Di Balik Junta Myanmar, Kekuatan yang Diintai Sanksi
Konflik Myanmar belum juga berakhir di tangan junta, atau Tatmadaw-sebutan junta Myanmar. Justice for Myanmar menuding militer berada dalam "konflik kepentingan yang melanggar hukum".
Bahkan, menyusul kudeta, berbagai kelompok advokasi telah menyerukan sanksi terhadap militer dan aksesnya pada sistem keuangan global.
"Harta yang dicuri oleh militer dan bisnis mereka adalah milik rakyat Myanmar dan harus dikembalikan kepada mereka," kata anggota Justice for Myanmar seperti dilansir BBC, Selasa 9 Maret 2021.
Sementara, Amerika Serikat telah memberlakukan sanksi baru terhadap militer dan beberapa sosok pemerintahan, bersama tiga perusahaan tambang.
Sedangkan, Kanada, Selandia Baru, dan Inggris juga telah memberlakukan kebijakan mereka sendiri, namun demikian belum ada negara secara langsung berfokus pada konglomerat.
Para pegiat HAM berpendapat bahwa sanksi lemah di masa lalu telah memungkinkan Tatmadaw untuk melakukan kudeta dan melanjutkan dugaan pelanggaran hak asasi manusia.
Namun, para pakar mengatakan, ada keinginan kuat untuk menambah sanksi-pada waktu yang tepat.
"Dunia masih menunggu untuk melihat apa yang terjadi," kata George McLeod selaku Direktur Manajemen Access Asia, perusahan manajemen risiko yang berspesialisasi di wilayah itu.
"Dari yang saya dengar dari orang dalam, Norwegia sedang mencoba untuk melakukan semacam upaya awal untuk mewujudkan solusi lewat negosiasi,” lanjut McLeod.

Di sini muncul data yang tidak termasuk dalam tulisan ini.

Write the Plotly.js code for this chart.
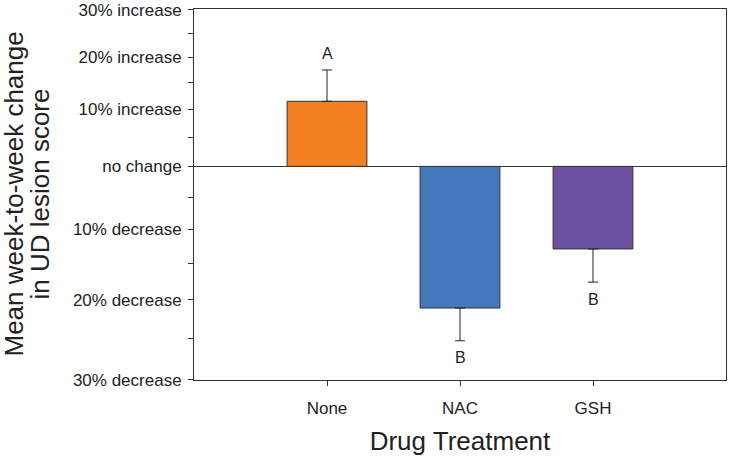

Sementara itu, timbul kekesalan yang semakin besar di kalangan pengusaha lokal tentang kekuatan konglomerat.
"Mereka menggambarkannya dengan cara yang hampir sama dengan seorang pemilik bisnis di Sisilia berbicara tentang Mafia. Anda harus berurusan dengan mereka jika Anda masuk radar mereka. Tapi, Anda tidak mau," kata McLeod.